Considering the fact that it’s a Friday, in June, and Congress has left town, there’s an awful lot going on.
First, on those pesky “leaks” coming out of the White House. (To be fair, I’m not sure that “three dozen” sources counts as a leak. Sounds more like a waterfall to me.) Josh Gerstein at Politico shares a Wolf Blitzer interview with Senator Dianne Feinstein about the “kill list”/Stuxnet leaks coming out of the White House, and he writes in a separate column on the seeming irony of the administration’s “unprecedented wave” of leak prosecutions while it simultaneously shares all the details of the president’s targeted killing strategy and cyber attacks against Iran.
Doug Bandow of Cato finds similarities between President Obama and the “despotic regimes where officials exercise the power of life and death without restraint” in the Daily Caller today.
Scott Shane reports on Republican calls for an investigation by a special counsel into the leaks (that his reporting benefited from) in the New York Times, while Jeremy Herb at The Hill says the White House has rejected the proposal.
Meanwhile, John McCain and John Kerry are at odds over the Stuxnet leaks, with McCain angry at the White House and Kerry displeased with the Times’ publishing of the story. Jeremy Herb at The Hill covers the senators’ remarks.
The UN High Commissioner for Human Rights is contemplating an investigation into the decision-making around drone strikes as well, writes Carlo Munoz at The Hill.
Jeffrey Gettleman at the New York Times tells us that the U.S. is offering $33 million for information on members of Shabab in Somalia.
Eric Schmitt in the New York Times analyzes the impact that the death of al Libi will have on the direction and strength of Al Qaeda, which appears to be shifting away from Pakistan and into Yemen. And Arshad Mohammed at Reuters notes Secretary Clinton’s implicit defense of the use of drone strikes yesterday.
John Yoo writes in the Wall Street Journal that President Obama is micromanaging the drone campaign:
Yet the greater threat to security comes from Mr. Obama’s micromanagement of the drone campaign. Poring over the files of kill-list nominees recalls Lyndon Johnson’s role in tightly controlling bombing strikes during the Vietnam War. During Operation Rolling Thunder, Johnson held Tuesday lunches when he and his advisers picked targets to avoid attacks that might provoke Soviet or Chinese intervention.
This misuse of presidential time produced a myopic focus on tactics. Photos of LBJ hunched over maps said it all: Staring at individual targets prevented him from seeing the broader strategic picture in Vietnam and Southeast Asia. Worse yet, it encouraged the military to set aside its judgment in favor of the president’s political preferences.

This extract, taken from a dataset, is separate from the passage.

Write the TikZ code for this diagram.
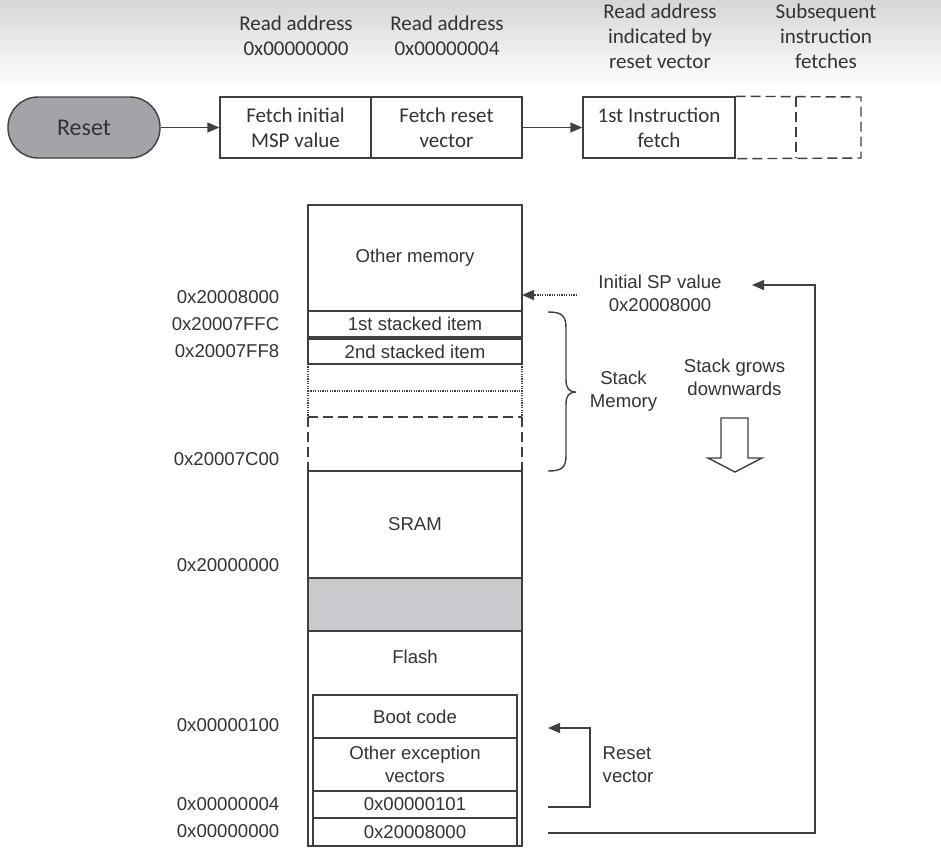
\documentclass[tikz,border=0pt]{standalone}
\usepackage{fontspec}
\setmainfont{Liberation Sans}
\newfontfamily\calfont{Carlito}
\usetikzlibrary{arrows.meta}
\definecolor{ln}{HTML}{404040}
\definecolor{tx}{HTML}{333333}
\definecolor{resetfill}{HTML}{A3A4AA}
\definecolor{gapfill}{HTML}{C9CACE}
\begin{document}
\begin{tikzpicture}[x=0.5pt,y=-0.5pt, line width=0.7pt, color=ln,
  topbox/.style={draw=ln, inner sep=0pt, align=center, text=tx,
    font=\calfont\fontsize{10.5}{12.5}\selectfont},
  toplbl/.style={inner sep=0pt, align=center, text=tx,
    font=\calfont\fontsize{10.5}{12.5}\selectfont},
  membox/.style={draw=ln, inner sep=0pt, align=center, text=tx,
    minimum width=107pt, font=\fontsize{9.3}{11.5}\selectfont},
  inbox/.style={draw=ln, inner sep=0pt, align=center, text=tx,
    minimum width=102pt, font=\fontsize{9.3}{11.5}\selectfont},
  lbl/.style={inner sep=0pt, align=center, text=tx,
    font=\fontsize{9.3}{11.5}\selectfont},
  addr/.style={lbl, anchor=east},
  arr/.style={-{Triangle[length=6pt,width=5pt]}, draw=ln, line width=0.7pt},
  dashline/.style={draw=ln, dash pattern=on 5pt off 2.5pt},
  dotline/.style={draw=ln, line width=0.6pt, dash pattern=on 0.6pt off 0.6pt},
]
\useasboundingbox (0,0) rectangle (941,852);
\shade[top color=black!16, bottom color=white] (0,0) rectangle (941,88);

% ---------- top row ----------
\node[topbox, fill=resetfill, rounded corners=15pt, minimum width=76pt, minimum height=30.5pt,
  font=\calfont\fontsize{12}{14}\selectfont] (reset) at (84,127.5) {Reset};
\node[topbox, minimum width=75.5pt, minimum height=30.5pt] (f1) at (295.5,127.5) {Fetch initial\\MSP value};
\node[topbox, minimum width=75.5pt, minimum height=30.5pt] (f2) at (446.5,127.5) {Fetch reset\\vector};
\node[topbox, minimum width=76pt, minimum height=30.5pt] (f3) at (659,127.5) {1st Instruction\\fetch};
\coordinate (d1) at (861,97);
\coordinate (d2) at (861,158);
\coordinate (dm1) at (796,97);
\coordinate (dm2) at (796,158);
\draw[dashline] (f3.north east) -- (d1) -- (d2) -- (f3.south east);
\draw[dashline] (dm1) -- (dm2);
\draw[arr] (reset) -- (f1);
\draw[arr] (f2) -- (f3);

\node[toplbl] (t1) at (296,35.5) {Read address\\0x00000000};
\node[toplbl] (t2) at (447,35.5) {Read address\\0x00000004};
\node[toplbl] (t3) at (660,36) {Read address\\indicated by\\reset vector};
\node[toplbl] (t4) at (826,36) {Subsequent\\instruction\\fetches};

% ---------- memory column ----------
\node[membox, minimum height=53pt] (om) at (415,258) {Other memory};
\node[membox, minimum height=13pt] (s1) at (415,324) {1st stacked item};
\node[membox, minimum height=12.5pt] (s2) at (415,351.5) {2nd stacked item};
\draw[dotline] (308,364) -- (308,417);
\draw[dotline] (522,364) -- (522,417);
\draw[dotline] (308,391) -- (522,391);
\draw[dashline] (308,417) -- (522,417);
\draw[dashline] (308,417) -- (308,471);
\draw[dashline] (522,417) -- (522,471);
\node[membox, minimum height=53.5pt] (sram) at (415,524.5) {SRAM};
\node[membox, minimum height=26.5pt, fill=gapfill] (gap) at (415,604.5) {};
\node[membox, minimum height=107.5pt] (flash) at (415,738.5) {};
\node[lbl] (flashl) at (415,657) {Flash};
\node[inbox, minimum height=21.5pt] (boot) at (415,716.5) {Boot code};
\node[inbox, minimum height=26.5pt] (exc) at (415,764.5) {Other exception\\vectors};
\node[inbox, minimum height=13.5pt] (v1) at (415,804.5) {0x00000101};
\node[inbox, minimum height=13.5pt] (v0) at (415,832) {0x20008000};

% ---------- addresses ----------
\node[addr] (a1) at (280,297) {0x20008000};
\node[addr] (a2) at (280,324) {0x20007FFC};
\node[addr] (a3) at (280,351) {0x20007FF8};
\node[addr] (a4) at (280,459) {0x20007C00};
\node[addr] (a5) at (280,565) {0x20000000};
\node[addr] (a6) at (280,725) {0x00000100};
\node[addr] (a7) at (280,804) {0x00000004};
\node[addr] (a8) at (280,831) {0x00000000};

% ---------- right side ----------
\node[lbl] (spl) at (660,293.5) {Initial SP value\\0x20008000};
\coordinate (spfree) at (577,295);
\coordinate (sptip) at (522,295);
\draw[dotline, line width=0.7pt, -{Triangle[length=6pt,width=5pt]}] (spfree) -- (sptip);

\coordinate (r0a) at (548,833);
\coordinate (r0b) at (815,833);
\coordinate (r0c) at (815,285);
\coordinate (r0d) at (752,285);
\draw[arr] (r0a) -- (r0b) -- (r0c) -- (r0d);

\coordinate (r1a) at (548,807);
\coordinate (r1b) at (590,807);
\coordinate (r1c) at (590,728);
\coordinate (r1d) at (548,728);
\draw[arr] (r1a) -- (r1b) -- (r1c) -- (r1d);
\node[lbl, align=left, anchor=west] (rvl) at (602,764.5) {Reset\\vector};

\draw (548,312) .. controls (561,312) and (566,315) .. (566,328) -- (566,380)
  .. controls (566,388) and (569,392) .. (576,392)
  .. controls (569,392) and (566,396) .. (566,404) -- (566,456)
  .. controls (566,468) and (561,471) .. (548,471);
\node[lbl] (sml) at (623.5,391.5) {Stack\\Memory};
\node[lbl] (sgl) at (734.5,377) {Stack grows\\downwards};
\draw[fill=white] (721,418) -- (748,418) -- (748,458) -- (762,458) -- (735,472)
  -- (708,458) -- (721,458) -- cycle;
\end{tikzpicture}
\end{document}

. . . Today the Obama administration commits mistakes of similar dimension by rushing for the exits in Iraq, hastily drawing down in Afghanistan, and failing to pressure Pakistan to control its western regions, where al Qaeda and the Taliban operate with little restraint. America’s high-tempo drone campaign cannot succeed for long without the ground support of local bases and intelligence assets.
To stop an enemy without territory, population or regular armed forces, the U.S. must have access to timely, actionable intelligence gleaned from captured terrorists. The interrogation of terrorist leaders not only led the CIA to bin Laden’s doorstep. It helped produce the success of the last decade: not a single follow-up al Qaeda attack in the U.S. Exclusive reliance on drones and a no-capture policy spend down the investments in intelligence that made this hiatus possible, without replenishing the interrogation-gained information needed to predict future threats.
The Quote of the Day goes to Chairman of the Joint Chiefs of Staff General Martin Dempsey, who told reporters that:
Although we are extraordinarily dissatisfied with the effect the Pakistanis have had on the Haqqanis, we are mindful that they are conducting military operations at great losses.
MSNBC is just catching up on the news that the U.S. is spending some money to provide additional amenities like a soccer field and television at Guantanamo detention center.
Joshua Foust at the Atlantic says that we misunderstand drones, and reminds us that drones aren’t cheap and they can’t totally replace other forms of military operations.
Just in case you think that the U.S. is the only country in the world using drones in military operations, Australia’s ABC News reports on that country’s drone campaign in Afghanistan.
A bipartisan group of national security experts wrote to Senate Minority Leader Mitch McConnell urging him to support cybersecurity legislation, reports Brendan Sasso at The Hill.